His long-sleeved shirt was dark blue, his pants a crisp gray. If there was one thing the Concord lacked, it was color. He shook his head, departing from his quarters. Treena’s room was close, and he thought about how odd it was that she was with his sister on an alien world, while her body was residing only yards away from him.
Brax kept moving, and a short time later, he found himself in the courtyard lounge. It was fairly quiet, and he spotted a few familiar faces inside. He started to walk to the bar but was called over by a woman from his security crew.
“Lieutenant Commander, have a seat with us,” Baylish said.
He smiled, pointing at his collar. “I’m Brax tonight.” He took the offered chair and was introduced to the other two people at the table. Mapoli was a short Tekol, and he worked in the boiler room with Brax’s sister. A lean Zilph’i woman named Peeli rounded out their group, and she gave Brax moon eyes as he said hello. It was clear they’d been in their cups for a few hours.
“What are we drinking?” he asked.
Baylish answered, her words slurring slightly. “Eganian whiskey.”
He waved for a ServoBot. “In that case, I’ll take a Raca. What are we talking about?”
The Tekol leaned in, his voice a hushed whisper. “Don’t they give you the creeps?” His gaze drifted behind Brax.
Brax followed it, seeing a pair of robed Ugna enter the lounge. “They’re fine. I mean, we’re in a universe with hundreds, maybe thousands of different races. What makes you freaked out about them?”
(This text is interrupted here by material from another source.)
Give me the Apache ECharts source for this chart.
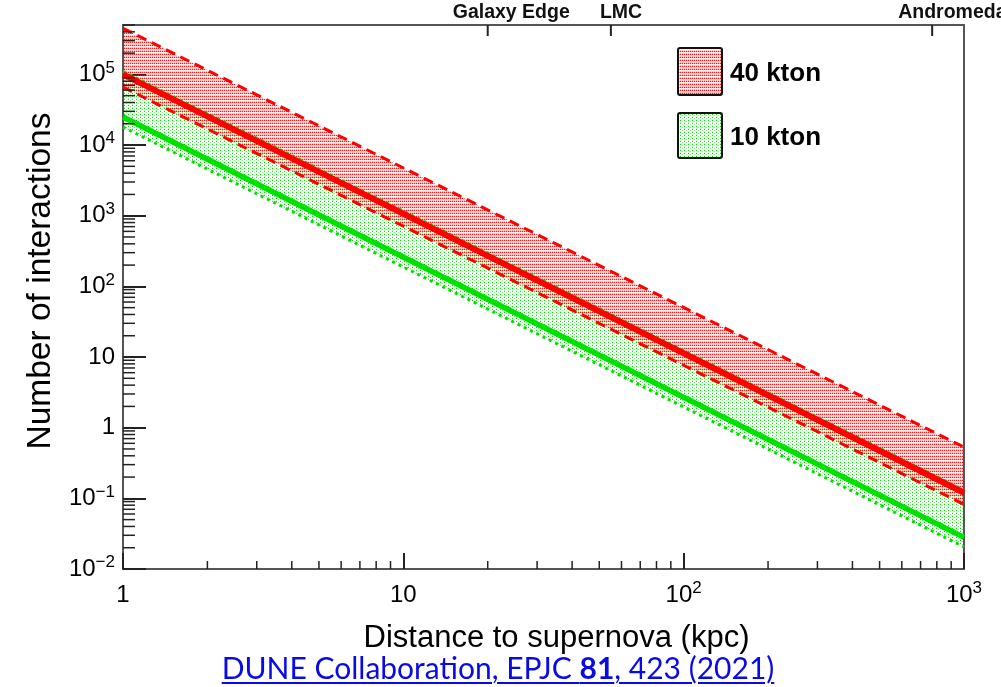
<!DOCTYPE html>
<html>
<head>
<meta charset="utf-8">
<script src="https://cdn.jsdelivr.net/npm/echarts@6/dist/echarts.min.js"></script>
<style>
html,body{margin:0;padding:0;background:#fff;}
#chart{position:absolute;left:0;top:0;width:1001px;height:687px;}
#cite{position:absolute;left:0;width:996px;top:650px;text-align:center;font-family:Lato,"Open Sans",sans-serif;font-size:30px;line-height:34px;color:#0a0ae6;}
#cite a{color:#0a0ae6;text-decoration:underline;text-underline-offset:3px;text-decoration-thickness:2px;}
</style>
</head>
<body>
<div id="chart"></div>
<div id="cite"><a>DUNE Collaboration, EPJC <b>81</b>, 423 (2021)</a></div>
<script>
// ---- data ----
const distances = [1, 1000];                 // kpc
const band40Upper = [4.5e5, 0.53];
const band40Lower = [6.6e4, 0.082];
const central40   = [1.0e5, 0.12];
const band10Upper = [1.1e5, 0.13];
const band10Lower = [1.8e4, 0.0205];
const central10   = [2.5e4, 0.028];
const seriesNames = ['40 kton', '10 kton'];

const xTickValues = [1, 10, 100, 1000];
const xTickLabels = ['1', '10', '10^2', '10^3'];
const yTickValues = [0.01, 0.1, 1, 10, 100, 1000, 10000, 100000];
const yTickLabels = ['10^\u22122', '10^\u22121', '1', '10', '10^2', '10^3', '10^4', '10^5'];
const minorMultipliers = [2, 3, 4, 5, 6, 7, 8, 9];
const xDecades = [1, 10, 100];
const yDecades = [0.01, 0.1, 1, 10, 100, 1000, 10000, 100000];

const landmarkNames = ['Galaxy Edge', 'LMC', 'Andromeda'];
const landmarkKpc = [20, 55, 770];

// ---- styling ----
const X_MIN = 1, X_MAX = 1000, Y_MIN = 0.01, Y_MAX = 5e5;
const landmarkLabelShift = [-35, -11, -34];
const FONT = '"Liberation Sans", Arial, Helvetica, sans-serif';
const RED = '#ff0000', GREEN = '#00e000';

function makePattern(w, h, cells, rgb) {
  const c = document.createElement('canvas');
  c.width = w; c.height = h;
  const ctx = c.getContext('2d');
  cells.forEach(([x, y, a]) => {
    ctx.fillStyle = 'rgba(' + rgb + ',' + a + ')';
    ctx.fillRect(x, y, 1, 1);
  });
  return c;
}
const redCells = [
  [0,0,0.9],[1,0,0.35],[2,0,0.9],[3,0,0.35],
  [0,1,0.08],[1,1,0.08],[2,1,0.08],[3,1,0.08],
  [0,2,0.3],[1,2,0.05],[2,2,0.3],[3,2,0.05]
];
const greenCells = [[0,0,1],[2,1,0.45],[0,2,0.2]];
function redFill() { return {image: makePattern(4, 3, redCells, '255,0,0'), repeat: 'repeat'}; }
function greenFill() { return {image: makePattern(4, 3, greenCells, '0,225,0'), repeat: 'repeat'}; }

function richLabel(s) {
  if (s.indexOf('^') >= 0) {
    const p = s.split('^');
    return '{b|' + p[0] + '}{s|' + p[1] + '}';
  }
  return '{b|' + s + '}';
}
function lookup(values, labels, v) {
  const lv = Math.log10(v);
  for (let i = 0; i < values.length; i++) {
    if (Math.abs(Math.log10(values[i]) - lv) < 1e-6) return richLabel(labels[i]);
  }
  return '';
}
const rich = {
  b: {fontSize: 24, fontFamily: FONT, color: '#000', lineHeight: 30},
  s: {fontSize: 17, fontFamily: FONT, color: '#000', lineHeight: 17, verticalAlign: 'top'}
};

function pairs(xs, ys) { return xs.map((x, i) => [x, ys[i]]); }

const xMinorData = [];
xDecades.forEach(d => minorMultipliers.forEach(m => xMinorData.push([d * m, Y_MIN])));
const yMinorData = [];
yDecades.forEach(d => minorMultipliers.forEach(m => { const v = d * m; if (v <= Y_MAX) yMinorData.push([X_MIN, v]); }));

function bandSeries(upper, lower, fill, z) {
  return {
    type: 'custom', z: z, silent: true,
    data: [[distances[0], upper[0]]],
    renderItem: function (params, api) {
      const pts = [];
      distances.forEach((d, i) => pts.push(api.coord([d, upper[i]])));
      for (let i = distances.length - 1; i >= 0; i--) pts.push(api.coord([distances[i], lower[i]]));
      return {type: 'polygon', shape: {points: pts}, style: {fill: fill, stroke: 'none'}};
    }
  };
}

// legend boxes (pixel layout)
const legendBoxes = [
  {x: 678, y: 48, h: 47, fill: redFill()},
  {x: 678, y: 113, h: 45, fill: greenFill()}
];

const chart = echarts.init(document.getElementById('chart'), null, {renderer: 'canvas'});
chart.setOption({
  animation: false,
  backgroundColor: '#fff',
  grid: {left: 123, right: 37, top: 25, bottom: 118, show: true, borderColor: '#555', borderWidth: 2, backgroundColor: 'transparent'},
  xAxis: {
    type: 'log', logBase: 10, min: X_MIN, max: X_MAX, interval: 1,
    axisLine: {show: true, lineStyle: {color: '#555', width: 2}},
    axisTick: {show: true, inside: true, length: 16, lineStyle: {color: '#222', width: 2}},
    splitLine: {show: false},
    axisLabel: {margin: 11, formatter: v => lookup(xTickValues, xTickLabels, v), rich: rich},
    name: 'Distance to supernova (kpc)', nameLocation: 'middle', nameGap: 54,
    nameTextStyle: {fontSize: 31, fontFamily: FONT, color: '#000', padding: [0, 0, 0, 26]}
  },
  yAxis: {
    type: 'log', logBase: 10, min: Y_MIN, max: Y_MAX, interval: 1,
    axisLine: {show: true, lineStyle: {color: '#555', width: 2}},
    axisTick: {show: true, inside: true, length: 23, lineStyle: {color: '#222', width: 2}},
    splitLine: {show: false},
    axisLabel: {margin: 8, showMaxLabel: false, formatter: v => lookup(yTickValues, yTickLabels, v), rich: rich},
    name: 'Number of interactions', nameLocation: 'middle', nameGap: 64, nameRotate: 90,
    nameTextStyle: {fontSize: 33.5, fontFamily: FONT, color: '#000', padding: [0, 0, 0, 32]}
  },
  series: [
    bandSeries(band10Upper, band10Lower, greenFill(), 1),
    bandSeries(band40Upper, band40Lower, redFill(), 2),
    {type: 'line', name: seriesNames[1] + ' upper', data: pairs(distances, band10Upper), showSymbol: false, z: 3,
     lineStyle: {color: GREEN, width: 3, type: [3, 4]}},
    {type: 'line', name: seriesNames[1] + ' lower', data: pairs(distances, band10Lower), showSymbol: false, z: 3,
     lineStyle: {color: GREEN, width: 3, type: [3, 4]}},
    {type: 'line', name: seriesNames[1], data: pairs(distances, central10), showSymbol: false, z: 4,
     lineStyle: {color: GREEN, width: 5.5}},
    {type: 'line', name: seriesNames[0] + ' upper', data: pairs(distances, band40Upper), showSymbol: false, z: 5,
     lineStyle: {color: RED, width: 3, type: [10, 6]}},
    {type: 'line', name: seriesNames[0] + ' lower', data: pairs(distances, band40Lower), showSymbol: false, z: 5,
     lineStyle: {color: RED, width: 3, type: [10, 6]}},
    {type: 'line', name: seriesNames[0], data: pairs(distances, central40), showSymbol: false, z: 6,
     lineStyle: {color: RED, width: 6}},
    // minor ticks (log decades)
    {type: 'custom', silent: true, z: 10, data: xMinorData,
     renderItem: function (params, api) {
       const p = api.coord([api.value(0), api.value(1)]);
       return {type: 'line', shape: {x1: p[0], y1: p[1], x2: p[0], y2: p[1] - 8}, style: {stroke: '#222', lineWidth: 1.5}};
     }},
    {type: 'custom', silent: true, z: 10, data: yMinorData,
     renderItem: function (params, api) {
       const p = api.coord([api.value(0), api.value(1)]);
       return {type: 'line', shape: {x1: p[0], y1: p[1], x2: p[0] + 12, y2: p[1]}, style: {stroke: '#222', lineWidth: 1.5}};
     }},
    // landmark ticks on the top frame
    {type: 'custom', silent: true, z: 10, data: landmarkKpc.map(k => [k, Y_MAX]),
     renderItem: function (params, api) {
       const p = api.coord([api.value(0), api.value(1)]);
       const i = params.dataIndex;
       return {type: 'group', children: [
         {type: 'line', shape: {x1: p[0], y1: p[1], x2: p[0], y2: p[1] + 11}, style: {stroke: '#222', lineWidth: 2}},
         {type: 'text', x: p[0] + landmarkLabelShift[i], y: p[1] - 2,
          style: {text: landmarkNames[i], fill: '#111', font: 'bold 19.5px ' + FONT, textAlign: 'left', textVerticalAlign: 'bottom'}}
       ]};
     }},
    // legend
    {type: 'custom', silent: true, z: 20, data: [[X_MIN, Y_MAX], [X_MIN, Y_MAX]],
     renderItem: function (params, api) {
       const b = legendBoxes[params.dataIndex];
       return {type: 'group', children: [
         {type: 'rect', shape: {x: b.x, y: b.y, width: 44, height: b.h, r: 2}, style: {fill: '#fff', stroke: 'none'}},
         {type: 'rect', shape: {x: b.x, y: b.y, width: 44, height: b.h, r: 2}, style: {fill: b.fill, stroke: '#111', lineWidth: 2}},
         {type: 'text', x: b.x + 52, y: b.y + b.h / 2 + 2,
          style: {text: seriesNames[params.dataIndex], fill: '#000', font: 'bold 26px ' + FONT, textAlign: 'left', textVerticalAlign: 'middle'}}
       ]};
     }}
  ]
});
</script>
</body>
</html>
“They’re not a race, and that’s the problem. Do you think you and I, being Tekol, could team up with some humans”—Mapoli pointed at Baylish—“or Zilph’i, like the lovely Peeli here, and declare ourselves worthy of being a Concord partner? It makes no sense.”
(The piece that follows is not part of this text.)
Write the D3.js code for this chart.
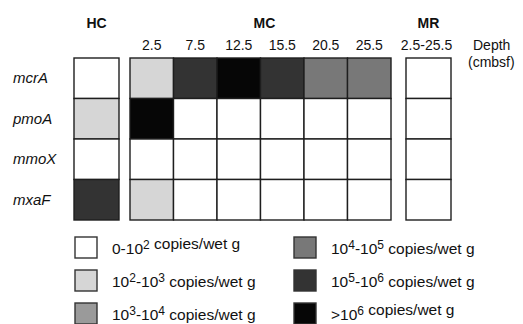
<!DOCTYPE html>
<html>
<head>
<meta charset="utf-8">
<script src="https://cdn.jsdelivr.net/npm/d3@7"></script>
<style>
  body { margin: 0; background: #fff; }
  svg { display: block; font-family: "Liberation Sans", Arial, sans-serif; }
</style>
</head>
<body>
<div id="chart"></div>
<script>
// Data
const genes = ["mcrA", "pmoA", "mmoX", "mxaF"];
const mcDepths = ["2.5", "7.5", "12.5", "15.5", "20.5", "25.5"];
const hcLevels = [0, 1, 0, 4];
const mcLevels = [
  [1, 4, 5, 4, 3, 3],
  [5, 0, 0, 0, 0, 0],
  [0, 0, 0, 0, 0, 0],
  [1, 0, 0, 0, 0, 0],
];
const mrLevels = [0, 0, 0, 0];
const levelColors = ["#ffffff", "#d6d6d6", "#9a9a9a", "#787878", "#333333", "#060606"];
const legendLabels = [
  ["0-10", "2", "", ""],
  ["10", "2", "-10", "3"],
  ["10", "3", "-10", "4"],
  ["10", "4", "-10", "5"],
  ["10", "5", "-10", "6"],
  [">10", "6", "", ""],
];

// Dimensions
const width = 523, height = 324;

const svg = d3.select("#chart").append("svg")
  .attr("width", width)
  .attr("height", height);

// Scales
const y = d3.scaleBand().domain(genes).range([58, 220]);
const xMC = d3.scaleBand().domain(mcDepths).range([130, 391]);
const xHC = d3.scaleBand().domain(["HC"]).range([74, 119]);
const xMR = d3.scaleBand().domain(["2.5-25.5"]).range([406, 451]);
const color = d3.scaleOrdinal().domain(d3.range(6)).range(levelColors);

const stroke = "#1e1e1e";

function drawCells(cells, xs) {
  svg.append("g").selectAll("rect")
    .data(cells)
    .join("rect")
    .attr("x", (d) => xs(d.col))
    .attr("y", (d) => y(d.gene))
    .attr("width", xs.bandwidth())
    .attr("height", y.bandwidth())
    .attr("fill", (d) => color(d.level))
    .attr("stroke", stroke)
    .attr("stroke-width", 1.4);
}

drawCells(genes.map((g, i) => ({ gene: g, col: "HC", level: hcLevels[i] })), xHC);
drawCells(genes.flatMap((g, i) => mcDepths.map((dp, j) => ({ gene: g, col: dp, level: mcLevels[i][j] }))), xMC);
drawCells(genes.map((g, i) => ({ gene: g, col: "2.5-25.5", level: mrLevels[i] })), xMR);

// Group headers
const headers = [
  { t: "HC", x: xHC("HC") + xHC.bandwidth() / 2 },
  { t: "MC", x: (xMC.range()[0] + xMC.range()[1]) / 2 + 4 },
  { t: "MR", x: xMR("2.5-25.5") + xMR.bandwidth() / 2 },
];
svg.append("g").selectAll("text")
  .data(headers)
  .join("text")
  .attr("x", (d) => d.x)
  .attr("y", 28)
  .attr("text-anchor", "middle")
  .attr("font-weight", "bold")
  .attr("font-size", 14)
  .attr("fill", "#111")
  .text((d) => d.t);

// Depth labels
const depthLabels = svg.append("g")
  .attr("font-size", 14)
  .attr("fill", "#111")
  .attr("text-anchor", "middle");
depthLabels.selectAll("text.mc")
  .data(mcDepths)
  .join("text")
  .attr("class", "mc")
  .attr("x", (d) => xMC(d) + xMC.bandwidth() / 2)
  .attr("y", 50)
  .text((d) => d);
depthLabels.append("text")
  .attr("x", xMR("2.5-25.5") + xMR.bandwidth() / 2 - 2)
  .attr("y", 50)
  .text("2.5-25.5");
depthLabels.append("text")
  .attr("x", 473).attr("y", 50)
  .attr("text-anchor", "start")
  .text("Depth");
depthLabels.append("text")
  .attr("x", 468).attr("y", 67)
  .attr("text-anchor", "start")
  .text("(cmbsf)");

// Gene labels
svg.append("g").selectAll("text")
  .data(genes)
  .join("text")
  .attr("x", 13)
  .attr("y", (d) => y(d) + y.bandwidth() / 2 + 5)
  .attr("font-style", "italic")
  .attr("font-size", 15)
  .attr("fill", "#111")
  .text((d) => d);

// Legend
const legendX = d3.scalePoint().domain([0, 1]).range([75, 294]);
const legendY = d3.scalePoint().domain([0, 1, 2]).range([237, 303]);
const legend = svg.append("g").selectAll("g")
  .data(legendLabels.map((l, i) => ({ l, i })))
  .join("g")
  .attr("transform", (d) => `translate(${legendX(Math.floor(d.i / 3))},${legendY(d.i % 3)})`);

legend.append("rect")
  .attr("width", 22)
  .attr("height", 21)
  .attr("fill", (d) => color(d.i))
  .attr("stroke", "#333")
  .attr("stroke-width", 1.4);

const lt = legend.append("text")
  .attr("x", 37)
  .attr("y", 17)
  .attr("font-size", 15.5)
  .attr("fill", "#111");
lt.append("tspan").text((d) => d.l[0]);
lt.append("tspan").attr("dy", -5).attr("font-size", 12).text((d) => d.l[1]);
lt.append("tspan").attr("dy", 5).text((d) => d.l[2]);
lt.append("tspan").attr("dy", (d) => d.l[3] ? -5 : 0).attr("font-size", 12).text((d) => d.l[3]);
lt.append("tspan").attr("dy", (d) => d.l[3] ? 5 : 0).text(" copies/wet g");
</script>
</body>
</html>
Peeli took the bait. “I hear they brainwash everyone and make them take drugs to control them. It’s sickening.”
Brax’s hot beverage arrived, and he sat patiently, not wanting to interrupt them.
“And those eyes. Red. The Vastness does not welcome all, I can assure you,” Baylish said.
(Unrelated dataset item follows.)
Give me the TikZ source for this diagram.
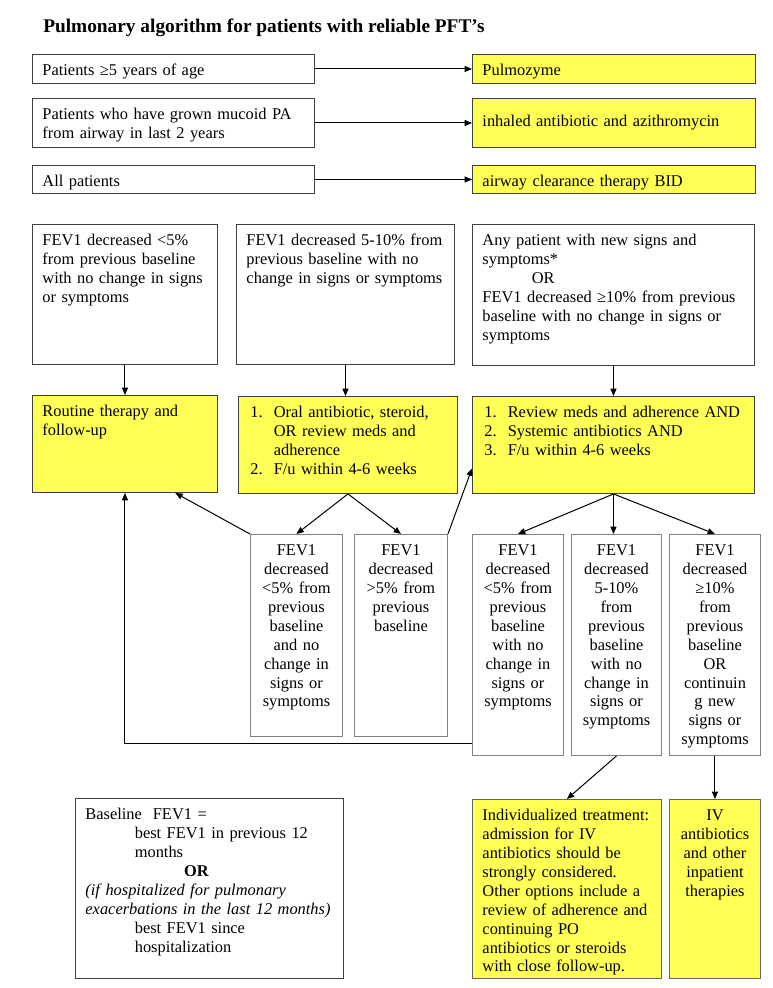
\documentclass[tikz,border=0pt]{standalone}
\usepackage{fontspec}
\setmainfont{Liberation Serif}
\usetikzlibrary{arrows.meta}

\definecolor{hiyel}{RGB}{255,255,85}
\newcommand{\numit}[1]{\hspace*{1.5pt}\makebox[17.5pt][l]{#1}}
\newcommand{\cont}{\hspace*{19pt}}

\begin{document}
\begin{tikzpicture}[x=0.75pt,y=-0.75pt,
    plainbox/.style={draw=black!75, line width=0.7pt, fill=white, anchor=north west,
        align=left, inner xsep=7.5pt, font=\fontsize{12.3}{14.2}\selectfont},
    box/.style={plainbox, inner ysep=4pt, text height=11.75pt},
    ybox/.style={box, fill=hiyel},
    nbox/.style={box, draw=black!50, align=center, inner xsep=3pt},
    arr/.style={-{Triangle[length=5.5pt,width=4.5pt]}, line width=0.75pt}]

    \useasboundingbox (0,0) rectangle (772,988);

    \node[anchor=base west, inner sep=0pt, font=\fontsize{14.5}{17}\selectfont\bfseries] (title) at (43,33)
        {Pulmonary algorithm for patients with reliable PFT's};

    % therapies for everybody
    \node[box, text width=196.5pt, text depth=2pt] (p1) at (32,54) {Patients ≥5 years of age};
    \node[ybox, text width=197.25pt, text depth=2pt] (t1) at (472,54) {Pulmozyme};
    \node[box, text width=196.5pt, text depth=17pt] (p2) at (32,98) {Patients who have grown mucoid PA\\from airway in last 2 years};
    \node[plainbox, fill=hiyel, text width=197.25pt, minimum height=36.75pt] (t2) at (472,98) {inhaled antibiotic and azithromycin};
    \node[box, text width=196.5pt, text depth=1.25pt] (p3) at (32,165) {All patients};
    \node[ybox, text width=197.25pt, text depth=1.25pt] (t3) at (472,165) {airway clearance therapy BID};

    \draw[arr] (p1) -- (t1);
    \draw[arr] (p2) -- (t2);
    \draw[arr] (p3) -- (t3);

    % FEV1 groups
    \node[box, text width=123.75pt, text depth=85.25pt] (a) at (32,224)
        {FEV1 decreased <5\%\\from previous baseline\\with no change in signs\\or symptoms};
    \node[box, text width=148.5pt, text depth=85.25pt] (b) at (236,224)
        {FEV1 decreased 5-10\% from\\previous baseline with no\\change in signs or symptoms};
    \node[box, text width=196.5pt, text depth=86pt] (c) at (472,224)
        {Any patient with new signs and\\symptoms*\\\hspace*{37pt}OR\\FEV1 decreased ≥10\% from previous\\baseline with no change in signs or\\symptoms};

    \node[ybox, text width=123.75pt, text depth=53pt] (y1) at (32,395) {Routine therapy and\\follow-up};
    \node[ybox, text width=149.25pt, text depth=53pt] (y2) at (238,396)
        {\numit{1.}Oral antibiotic, steroid,\\\cont OR review meds and\\\cont adherence\\\numit{2.}F/u within 4-6 weeks};
    \node[ybox, text width=196.5pt, text depth=53pt] (y3) at (472,396)
        {\numit{1.}Review meds and adherence AND\\\numit{2.}Systemic antibiotics AND\\\numit{3.}F/u within 4-6 weeks};

    \draw[arr] (a) -- (y1);
    \draw[arr] (b.south) -- (b.south |- y2.north);
    \draw[arr] (c.south) -- (c.south |- y3.north);

    % follow-up results
    \node[nbox, text width=63pt, text depth=131.75pt] (d1) at (250,534)
        {FEV1\\decreased\\<5\% from\\previous\\baseline\\and no\\change in\\signs or\\symptoms};
    \node[nbox, text width=63.75pt, text depth=131.75pt] (d2) at (354,534)
        {FEV1\\decreased\\>5\% from\\previous\\baseline};
    \node[nbox, text width=62.25pt, text depth=146pt] (e1) at (472,534)
        {FEV1\\decreased\\<5\% from\\previous\\baseline\\with no\\change in\\signs or\\symptoms};
    \node[nbox, text width=61.5pt, text depth=146pt] (e2) at (571,534)
        {FEV1\\decreased\\5-10\%\\from\\previous\\baseline\\with no\\change in\\signs or\\symptoms};
    \node[nbox, text width=62.25pt, text depth=146pt] (e3) at (669,534)
        {FEV1\\decreased\\≥10\%\\from\\previous\\baseline\\OR\\continuin\\g new\\signs or\\symptoms};

    \draw[arr] (y2.south) -- (d1.north);
    \draw[arr] (y2.south) -- (d2.north);
    \draw[arr] (d1.north west) -- ([xshift=-32pt]y1.south east);
    \draw[arr] (d2.north east) -- ([yshift=-17.6pt]y3.west);
    \draw[arr] (y3.south) -- (e1.north);
    \draw[arr] (y3.south) -- (y3.south |- e2.north);
    \draw[arr] (y3.south) -- (e3.north);
    \draw[arr] ([yshift=9pt]e1.south west) -| (y1.south);

    % baseline note and inpatient care
    \node[box, text width=186pt, text depth=115.25pt] (base) at (75,798)
        {Baseline\ \ FEV1 =\\\hspace*{37pt}best FEV1 in previous 12\\\hspace*{37pt}months\\\hspace*{74pt}\textbf{OR}\\
         \textit{(if hospitalized for pulmonary}\\\textit{exacerbations in the last 12 months)}\\\hspace*{37pt}best FEV1 since\\\hspace*{37pt}hospitalization};
    \node[ybox, draw=black!60, text width=126.75pt, text depth=114.5pt] (i1) at (472,799)
        {Individualized treatment:\\admission for IV\\antibiotics should be\\strongly considered.\\Other options include a\\review of adherence and\\continuing PO\\antibiotics or steroids\\with close follow-up.};
    \node[ybox, draw=black!60, align=center, inner xsep=3pt, text width=62.25pt, text depth=114.5pt] (i2) at (669,799)
        {IV\\antibiotics\\and other\\inpatient\\therapies};

    \draw[arr] (e2.south) -- (i1.north);
    \draw[arr] (e3.south) -- (i2.north);
\end{tikzpicture}
\end{document}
Brax cringed, hating to hear one of his staff acting this w
ay. “This is the problem.”
“What is?” Mapoli asked.
“This. The way you don’t even give them a chance. If Captain Baldwin and the admirals, as well as the Prime, have the common sense to see a powerful ally and take advantage of the potential relationship, then so should we.” Brax sipped his Raca, savoring the first taste.
“We didn’t think…”
“That’s right. You didn’t. Our executive lieutenant is one of the finest men I’ve ever met. He sacrificed his own life to save mine. Did you know that?” Brax asked.
“But he’s alive,” Baylish replied.
Brax nodded slowly. “He is.” He didn’t want to explore the unknown fact that the Ugna could apparently rise from the dead. That was the last thing that needed spreading around. “My point is, give them a chance. I think you’ll be surprised.”
“If you say so,” Mapoli muttered, drinking another shot of the green-brown liquor in front of him.
Brax made an excuse and left their company. If their own crew were already this much against the Ugna, what hope did they have? He’d need to broach the subject with Captain Baldwin right away.
He left the lounge, wondering where Ven had disappeared to.
Four
The Ugna ship was unlike anything Ven had ever seen. The energy was invigorating. Everywhere he went, people like him were working, using their minds to perform the ship’s functions. Their vessels were far smaller than Constantine, and they only had two decks, each with twenty-foot ceilings. The corridors spread wide, making everything feel quite impressive. The design was utilitarian, as he’d expected, but sleek and smooth: an intricate blend of old world and lustrous space travel.
“What do you think, Ven Ittix?” Elder Fayle asked as she toured him around Vastness, their flagship. He’d learned this was her own personal ship when she traveled anywhere, and it showed in the casual deference the crew offered her.